Spanish has two words for corner: rincón y esquina. The corner of a house is la esquina if you’re outside the house and el rincón if you’re in the room, but I get confused about which is which when talking about a map of a lot like this.
Treating the earth as a sphere, instead of a 1/300 flattened ellipsoid, affects only the latitude. The longitude is also in error.
It is possible that the error comes from an error in the deed. The deed didn’t close, and I had to get a map drawn by a deceased surveyor from another surveyor to figure out what happened. Parts of two line segments were omitted by whoever drew up the deed.
Where does the property line app get its data from? If the source is Rutherford County GIS, then I have to go back there with the coordinates so that they can fix them.
This observation has a positional accuracy of three meters. Plus, smart phone GPS coordinates also have accuracy issues.

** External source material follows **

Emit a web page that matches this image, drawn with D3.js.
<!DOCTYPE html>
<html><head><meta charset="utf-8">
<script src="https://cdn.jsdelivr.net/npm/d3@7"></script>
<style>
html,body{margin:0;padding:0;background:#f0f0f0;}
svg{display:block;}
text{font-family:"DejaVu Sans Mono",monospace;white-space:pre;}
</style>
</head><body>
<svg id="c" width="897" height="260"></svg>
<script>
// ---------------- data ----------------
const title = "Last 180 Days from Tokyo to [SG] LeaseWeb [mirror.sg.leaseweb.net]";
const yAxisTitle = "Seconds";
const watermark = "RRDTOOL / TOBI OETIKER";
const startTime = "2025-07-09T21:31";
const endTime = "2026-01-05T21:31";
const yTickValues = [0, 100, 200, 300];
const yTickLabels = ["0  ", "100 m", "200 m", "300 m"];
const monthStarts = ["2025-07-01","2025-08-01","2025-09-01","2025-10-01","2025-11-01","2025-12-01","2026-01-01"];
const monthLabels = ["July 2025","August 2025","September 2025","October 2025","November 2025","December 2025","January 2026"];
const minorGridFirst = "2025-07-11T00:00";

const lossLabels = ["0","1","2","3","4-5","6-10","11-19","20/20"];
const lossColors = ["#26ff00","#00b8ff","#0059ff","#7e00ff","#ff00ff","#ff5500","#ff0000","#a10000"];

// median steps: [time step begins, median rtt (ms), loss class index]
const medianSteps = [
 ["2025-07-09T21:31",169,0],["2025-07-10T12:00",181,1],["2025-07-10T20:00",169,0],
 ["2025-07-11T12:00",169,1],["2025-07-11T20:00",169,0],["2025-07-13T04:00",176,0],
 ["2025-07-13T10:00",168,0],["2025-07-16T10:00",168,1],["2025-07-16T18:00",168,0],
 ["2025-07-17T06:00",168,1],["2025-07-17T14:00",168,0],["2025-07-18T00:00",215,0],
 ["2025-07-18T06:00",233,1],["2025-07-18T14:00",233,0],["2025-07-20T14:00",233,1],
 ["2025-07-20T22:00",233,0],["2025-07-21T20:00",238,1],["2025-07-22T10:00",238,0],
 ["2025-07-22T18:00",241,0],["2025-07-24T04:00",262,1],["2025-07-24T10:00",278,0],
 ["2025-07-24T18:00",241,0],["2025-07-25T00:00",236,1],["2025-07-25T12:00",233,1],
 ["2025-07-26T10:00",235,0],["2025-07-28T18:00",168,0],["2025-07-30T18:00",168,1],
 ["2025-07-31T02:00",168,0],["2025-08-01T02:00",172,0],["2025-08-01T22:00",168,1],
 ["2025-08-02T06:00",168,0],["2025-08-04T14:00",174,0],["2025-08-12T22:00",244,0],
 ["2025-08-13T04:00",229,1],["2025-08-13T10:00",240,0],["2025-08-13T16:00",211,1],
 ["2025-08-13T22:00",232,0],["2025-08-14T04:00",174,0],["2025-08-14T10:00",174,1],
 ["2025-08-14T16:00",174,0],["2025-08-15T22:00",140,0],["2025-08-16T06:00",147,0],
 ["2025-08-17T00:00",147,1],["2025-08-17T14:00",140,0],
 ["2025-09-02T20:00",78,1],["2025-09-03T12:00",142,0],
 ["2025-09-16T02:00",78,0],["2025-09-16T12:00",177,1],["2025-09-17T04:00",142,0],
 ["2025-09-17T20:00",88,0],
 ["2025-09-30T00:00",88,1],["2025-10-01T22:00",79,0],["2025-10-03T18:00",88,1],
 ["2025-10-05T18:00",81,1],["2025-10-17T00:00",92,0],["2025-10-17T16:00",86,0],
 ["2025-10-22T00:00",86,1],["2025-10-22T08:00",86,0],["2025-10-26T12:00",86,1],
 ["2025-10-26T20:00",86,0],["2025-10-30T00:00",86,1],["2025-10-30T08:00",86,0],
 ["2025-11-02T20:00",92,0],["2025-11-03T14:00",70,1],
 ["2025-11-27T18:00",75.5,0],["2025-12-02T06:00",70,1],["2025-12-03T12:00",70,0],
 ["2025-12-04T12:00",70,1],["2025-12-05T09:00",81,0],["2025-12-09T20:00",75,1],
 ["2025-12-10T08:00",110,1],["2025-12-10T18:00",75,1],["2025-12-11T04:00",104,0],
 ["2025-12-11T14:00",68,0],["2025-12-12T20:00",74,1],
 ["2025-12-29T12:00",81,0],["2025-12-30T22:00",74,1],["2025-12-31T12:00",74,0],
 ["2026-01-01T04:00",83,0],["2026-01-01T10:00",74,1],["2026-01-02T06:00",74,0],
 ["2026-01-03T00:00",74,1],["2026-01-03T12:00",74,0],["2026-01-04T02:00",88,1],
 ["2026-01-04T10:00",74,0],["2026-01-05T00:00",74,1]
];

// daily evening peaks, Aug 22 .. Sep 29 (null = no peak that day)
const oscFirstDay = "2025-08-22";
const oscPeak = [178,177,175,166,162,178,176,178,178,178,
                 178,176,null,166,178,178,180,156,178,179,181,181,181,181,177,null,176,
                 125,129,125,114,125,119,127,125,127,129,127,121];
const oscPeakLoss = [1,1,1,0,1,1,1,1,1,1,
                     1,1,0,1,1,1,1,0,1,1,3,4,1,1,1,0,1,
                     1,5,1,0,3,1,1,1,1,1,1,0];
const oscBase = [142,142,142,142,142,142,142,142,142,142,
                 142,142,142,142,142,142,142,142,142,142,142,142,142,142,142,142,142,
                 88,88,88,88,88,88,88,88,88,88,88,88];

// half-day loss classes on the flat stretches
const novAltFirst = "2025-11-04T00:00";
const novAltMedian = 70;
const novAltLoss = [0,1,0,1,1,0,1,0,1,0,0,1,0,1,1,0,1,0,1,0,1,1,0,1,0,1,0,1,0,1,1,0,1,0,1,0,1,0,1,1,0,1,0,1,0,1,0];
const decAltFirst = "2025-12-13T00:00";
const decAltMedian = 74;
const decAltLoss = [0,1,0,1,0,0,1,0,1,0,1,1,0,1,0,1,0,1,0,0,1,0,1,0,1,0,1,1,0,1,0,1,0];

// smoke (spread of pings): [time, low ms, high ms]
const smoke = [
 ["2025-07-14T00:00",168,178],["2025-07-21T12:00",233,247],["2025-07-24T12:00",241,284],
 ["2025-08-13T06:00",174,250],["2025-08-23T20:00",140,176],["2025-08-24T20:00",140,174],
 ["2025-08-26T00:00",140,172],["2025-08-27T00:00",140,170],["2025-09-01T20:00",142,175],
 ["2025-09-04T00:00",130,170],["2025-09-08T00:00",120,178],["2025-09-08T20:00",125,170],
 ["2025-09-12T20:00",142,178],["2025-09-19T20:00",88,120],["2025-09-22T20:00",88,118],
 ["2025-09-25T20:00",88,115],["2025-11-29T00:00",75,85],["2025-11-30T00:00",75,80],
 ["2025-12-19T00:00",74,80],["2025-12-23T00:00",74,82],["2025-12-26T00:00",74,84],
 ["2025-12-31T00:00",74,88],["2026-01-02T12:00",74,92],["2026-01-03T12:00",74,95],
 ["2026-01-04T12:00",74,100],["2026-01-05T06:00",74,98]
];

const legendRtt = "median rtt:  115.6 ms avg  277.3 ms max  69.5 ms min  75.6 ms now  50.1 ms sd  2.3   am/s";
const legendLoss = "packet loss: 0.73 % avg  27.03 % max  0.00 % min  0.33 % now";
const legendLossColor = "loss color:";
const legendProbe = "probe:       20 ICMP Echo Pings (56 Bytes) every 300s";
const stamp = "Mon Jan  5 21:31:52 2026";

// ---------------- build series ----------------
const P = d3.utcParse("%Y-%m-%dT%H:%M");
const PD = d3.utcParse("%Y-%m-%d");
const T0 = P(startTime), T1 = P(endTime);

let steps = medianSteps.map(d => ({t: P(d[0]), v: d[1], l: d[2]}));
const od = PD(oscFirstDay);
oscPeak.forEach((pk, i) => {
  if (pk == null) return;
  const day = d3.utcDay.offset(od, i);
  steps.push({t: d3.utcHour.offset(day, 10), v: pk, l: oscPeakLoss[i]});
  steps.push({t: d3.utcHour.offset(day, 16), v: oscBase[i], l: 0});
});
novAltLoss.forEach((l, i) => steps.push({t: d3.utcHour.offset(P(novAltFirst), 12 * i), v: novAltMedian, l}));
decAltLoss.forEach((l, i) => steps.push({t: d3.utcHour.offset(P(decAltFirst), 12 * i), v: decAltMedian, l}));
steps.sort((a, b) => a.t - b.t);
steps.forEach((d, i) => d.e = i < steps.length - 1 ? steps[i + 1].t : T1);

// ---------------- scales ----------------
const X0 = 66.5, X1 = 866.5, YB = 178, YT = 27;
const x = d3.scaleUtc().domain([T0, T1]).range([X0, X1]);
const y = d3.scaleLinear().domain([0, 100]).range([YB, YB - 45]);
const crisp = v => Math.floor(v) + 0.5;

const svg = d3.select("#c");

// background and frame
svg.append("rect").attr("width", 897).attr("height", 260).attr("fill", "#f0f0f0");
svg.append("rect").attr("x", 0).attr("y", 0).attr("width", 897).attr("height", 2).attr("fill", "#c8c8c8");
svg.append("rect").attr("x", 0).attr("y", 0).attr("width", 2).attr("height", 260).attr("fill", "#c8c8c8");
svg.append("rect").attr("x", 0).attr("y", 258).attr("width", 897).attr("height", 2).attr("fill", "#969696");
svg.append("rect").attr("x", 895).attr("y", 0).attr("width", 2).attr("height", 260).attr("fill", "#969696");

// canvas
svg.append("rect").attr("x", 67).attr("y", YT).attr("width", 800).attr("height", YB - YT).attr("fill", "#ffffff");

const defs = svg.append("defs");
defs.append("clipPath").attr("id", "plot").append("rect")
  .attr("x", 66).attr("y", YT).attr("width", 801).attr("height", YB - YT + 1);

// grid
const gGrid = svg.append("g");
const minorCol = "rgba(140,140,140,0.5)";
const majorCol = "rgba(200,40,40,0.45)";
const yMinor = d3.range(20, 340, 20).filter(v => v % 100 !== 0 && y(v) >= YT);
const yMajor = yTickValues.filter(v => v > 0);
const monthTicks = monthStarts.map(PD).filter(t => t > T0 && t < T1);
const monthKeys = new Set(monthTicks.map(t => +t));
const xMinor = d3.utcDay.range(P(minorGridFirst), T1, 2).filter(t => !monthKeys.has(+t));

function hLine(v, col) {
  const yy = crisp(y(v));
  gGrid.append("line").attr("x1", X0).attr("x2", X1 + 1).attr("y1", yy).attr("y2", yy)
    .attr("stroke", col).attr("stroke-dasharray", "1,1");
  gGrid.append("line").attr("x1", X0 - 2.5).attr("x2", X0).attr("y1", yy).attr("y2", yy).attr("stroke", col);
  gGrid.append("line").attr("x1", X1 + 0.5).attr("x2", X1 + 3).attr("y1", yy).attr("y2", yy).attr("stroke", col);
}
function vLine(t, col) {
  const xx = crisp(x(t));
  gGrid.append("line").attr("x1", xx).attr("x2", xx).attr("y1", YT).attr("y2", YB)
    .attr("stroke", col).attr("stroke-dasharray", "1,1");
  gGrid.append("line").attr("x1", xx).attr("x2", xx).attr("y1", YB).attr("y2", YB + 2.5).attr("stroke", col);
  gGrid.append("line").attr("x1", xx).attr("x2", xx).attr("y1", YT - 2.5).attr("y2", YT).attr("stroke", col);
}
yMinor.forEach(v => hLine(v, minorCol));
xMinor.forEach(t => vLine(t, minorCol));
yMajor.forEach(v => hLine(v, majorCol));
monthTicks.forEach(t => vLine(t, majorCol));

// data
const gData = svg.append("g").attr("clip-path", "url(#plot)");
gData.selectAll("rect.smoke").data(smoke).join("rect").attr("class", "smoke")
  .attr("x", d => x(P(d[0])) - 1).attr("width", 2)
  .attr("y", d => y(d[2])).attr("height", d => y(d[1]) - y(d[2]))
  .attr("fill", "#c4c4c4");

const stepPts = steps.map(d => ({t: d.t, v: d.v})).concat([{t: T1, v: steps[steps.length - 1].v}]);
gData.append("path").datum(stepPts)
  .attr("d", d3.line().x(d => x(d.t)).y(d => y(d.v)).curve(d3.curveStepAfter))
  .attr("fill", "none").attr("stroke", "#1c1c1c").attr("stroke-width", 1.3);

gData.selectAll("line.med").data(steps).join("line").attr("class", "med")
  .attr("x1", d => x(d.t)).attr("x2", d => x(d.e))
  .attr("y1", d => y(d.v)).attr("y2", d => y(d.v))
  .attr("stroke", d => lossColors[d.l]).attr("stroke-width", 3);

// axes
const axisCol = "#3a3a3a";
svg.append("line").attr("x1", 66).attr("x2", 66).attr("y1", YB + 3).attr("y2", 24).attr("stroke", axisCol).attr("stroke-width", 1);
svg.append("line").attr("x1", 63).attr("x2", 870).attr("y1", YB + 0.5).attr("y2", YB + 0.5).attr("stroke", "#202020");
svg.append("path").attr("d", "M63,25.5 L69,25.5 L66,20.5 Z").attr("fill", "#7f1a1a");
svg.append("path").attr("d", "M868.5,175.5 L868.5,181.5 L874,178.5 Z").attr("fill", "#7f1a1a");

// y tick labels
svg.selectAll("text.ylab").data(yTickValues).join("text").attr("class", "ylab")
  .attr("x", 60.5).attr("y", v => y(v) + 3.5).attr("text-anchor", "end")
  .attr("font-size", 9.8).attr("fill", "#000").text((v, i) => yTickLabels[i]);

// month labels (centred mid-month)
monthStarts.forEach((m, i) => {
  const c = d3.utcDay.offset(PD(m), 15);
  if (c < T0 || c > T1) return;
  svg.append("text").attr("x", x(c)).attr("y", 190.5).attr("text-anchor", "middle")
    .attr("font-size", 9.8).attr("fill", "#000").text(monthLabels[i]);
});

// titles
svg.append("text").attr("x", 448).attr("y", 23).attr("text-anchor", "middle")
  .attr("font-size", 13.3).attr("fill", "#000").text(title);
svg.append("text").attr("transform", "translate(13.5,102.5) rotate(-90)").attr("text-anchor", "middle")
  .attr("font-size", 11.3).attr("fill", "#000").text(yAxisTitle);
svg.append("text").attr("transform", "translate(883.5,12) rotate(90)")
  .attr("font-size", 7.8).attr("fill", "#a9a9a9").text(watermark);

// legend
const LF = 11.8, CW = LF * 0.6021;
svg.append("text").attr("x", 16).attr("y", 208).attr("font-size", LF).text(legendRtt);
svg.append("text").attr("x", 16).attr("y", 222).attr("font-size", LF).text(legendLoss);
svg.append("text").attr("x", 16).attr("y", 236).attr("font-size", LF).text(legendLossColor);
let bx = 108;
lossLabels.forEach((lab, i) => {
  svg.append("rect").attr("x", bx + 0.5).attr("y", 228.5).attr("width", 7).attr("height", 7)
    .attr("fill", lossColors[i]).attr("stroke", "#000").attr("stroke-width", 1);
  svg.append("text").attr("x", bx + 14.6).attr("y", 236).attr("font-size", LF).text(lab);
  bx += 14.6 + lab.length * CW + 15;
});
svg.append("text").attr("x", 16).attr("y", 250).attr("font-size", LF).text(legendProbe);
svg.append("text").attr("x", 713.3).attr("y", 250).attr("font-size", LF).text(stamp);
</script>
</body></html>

GPS satellites broadcast their signals in space with a certain accuracy, but what you receive depends on additional factors, including satellite geometry, signal blockage, atmospheric conditions, and receiver design features/quality. For example, GPS-enabled smartphones are typically accurate to within a 4.9 m (16 ft.) radius under open sky (view source at ION.org). However, their accuracy worsens near buildings, bridges, and trees.
I put the flag within about 2 cm, having calculated the point 1/3 from the square rod to the pipe, using a survey-grade GPS receiver, which you can see here. The plant is at least a meter from the flag. This is how I usually locate observations while surveying: I measure a traverse point or lot corner in the field, or compute a point and then flag or stake it, then observe some plant or animal near it.
All the ellipsoids used in geodetics have a perfect circle for the equator. Any imperfections are handled in the geoid.
Where does Google get the map data? Does the property line app get them from the same source?
Maybe one of these weeks when I’m not busy with surveys I’ll go back to the county GIS office and see if they have wrong coordinates for this corner.